Depending on your equipment costs and overhead, the minimum order quantity could increase. You might go to 50 shirts, or even 72 (a standard box of shirts). Shops running an auto might make the minimum order quantity even greater because of the costs to run the equipment and potentially pay employees.


a man with tattoos folds a black shirt


Many customers are willing to pay extra for a softer or better quality garment. If you don’t have a standard or favorite garment to print on, talk to the customer about garment options. The most economical garments are carded-open end 100% cotton shirts, but they’re not the softest garments. Screen printers and customers generally prefer ringspun cotton or poly-blended garments. 

It’s important to find blanks that you enjoy printing on and that the customer is happy with. There are plenty of companies and sites to find garments, like SanMar. Search for garment type, blend, and price to find what works for you and provides a comfortable yet affordable garment for customers. 



With transfers, your minimum order quantity can be lower, since transfers can be made in bulk and the time associated with making one shirt is typically lower. Customers that order transfers usually order low-volume over a long period of time, like a construction company needing a few new work shirts for their new hire. While you can charge less and still make a profit, there are still going to be some overhead and material costs. 

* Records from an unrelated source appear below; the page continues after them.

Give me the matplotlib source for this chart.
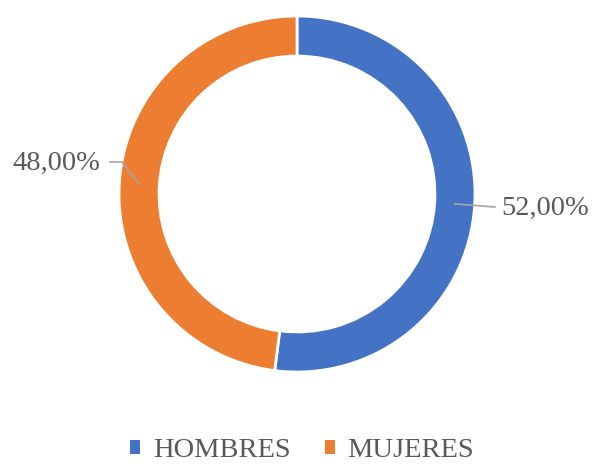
import numpy as np
import matplotlib.pyplot as plt

# datos
categorias = ["HOMBRES", "MUJERES"]
porcentajes = [52.0, 48.0]
colores = ["#4472C4", "#ED7D31"]

plt.rcParams['font.family'] = ['Liberation Serif', 'DejaVu Serif']

fig = plt.figure(figsize=(5.92, 4.68), dpi=100)
ax = fig.add_axes([119 / 592, 96 / 468, 356 / 592, 356 / 468])

wedges, _ = ax.pie(porcentajes, colors=colores, startangle=90, counterclock=False,
                   radius=1.0, wedgeprops=dict(width=0.225, edgecolor='white', linewidth=2))
ax.set_xlim(-1, 1)
ax.set_ylim(-1, 1)
ax.set_aspect('equal')
ax.axis('off')

# etiquetas con lineas guia
gris = "#A6A6A6"
texto = "#595959"
r_mid = 0.888
for w, p in zip(wedges, porcentajes):
    ang = np.deg2rad((w.theta1 + w.theta2) / 2)
    x0, y0 = r_mid * np.cos(ang), r_mid * np.sin(ang)
    etiqueta = "{:.2f}%".format(p).replace(".", ",")
    if x0 > 0:
        ax.plot([x0, 1.112], [y0, -0.073], color=gris, lw=1.2, clip_on=False)
        ax.text(1.15, -0.079, etiqueta, ha='left', va='center', fontsize=20.5, color=texto)
    else:
        ax.plot([x0, -0.983, -1.051], [y0, 0.18, 0.18], color=gris, lw=1.2, clip_on=False)
        ax.text(-1.107, 0.174, etiqueta, ha='right', va='center', fontsize=20.5, color=texto)

leg = fig.legend(wedges, categorias, loc='lower center', bbox_to_anchor=(0.51, -0.045), ncol=2,
                 frameon=False, fontsize=20.5, handlelength=0.36, handleheight=0.36,
                 handletextpad=0.45, columnspacing=1.2, labelcolor=texto)
for h in leg.legend_handles:
    h.set_edgecolor('none')

fig.savefig("out.png", dpi=100)
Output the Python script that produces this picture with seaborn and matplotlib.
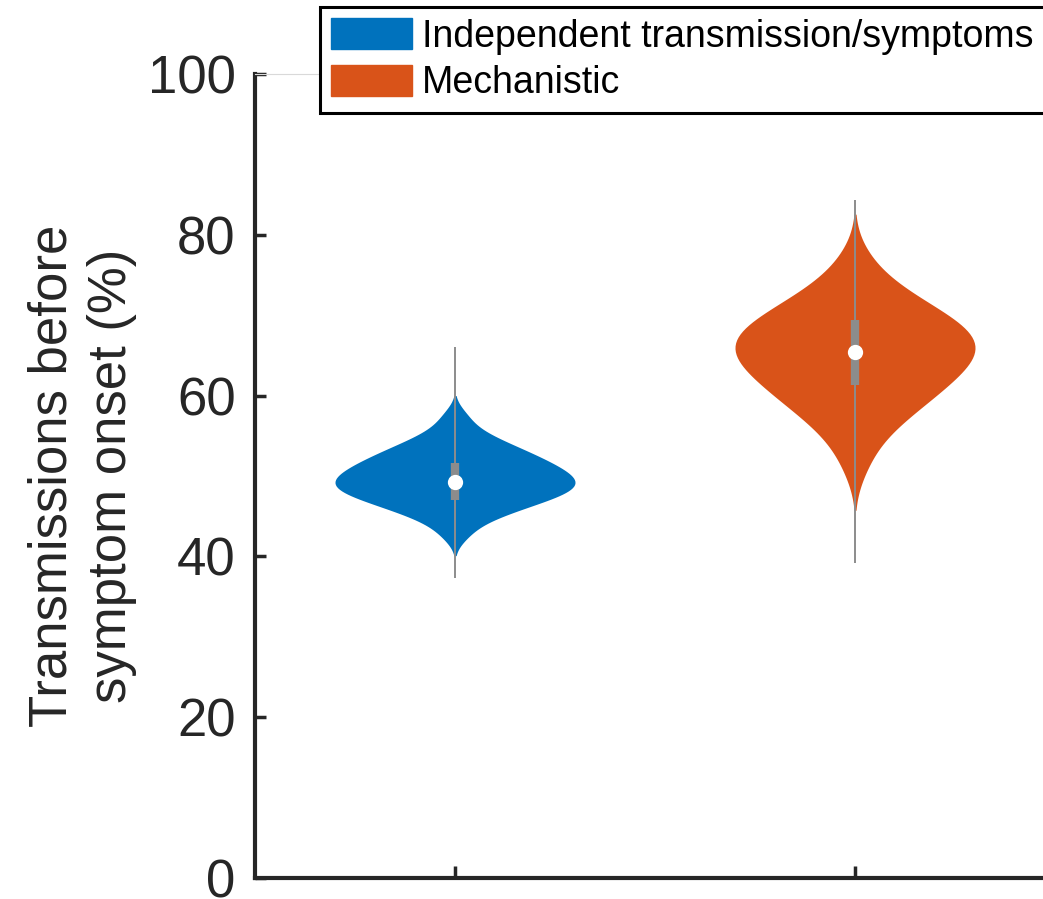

When doing Direct-to-Garment printing, or DTG, the minimum quantity can be 1, since the setup is significantly less than with traditional screen printing. However, you’ll still need to account for the cost of the DTG printer and the other materials you’ve used.

a stack of shirts sits in a white space

There are lots to consider in minimum order quantity. Do your math and research, and look around at shops in your area to determine what’s standing there. If you’re not making a profit, make a change. Good customers are willing to pay for quality products.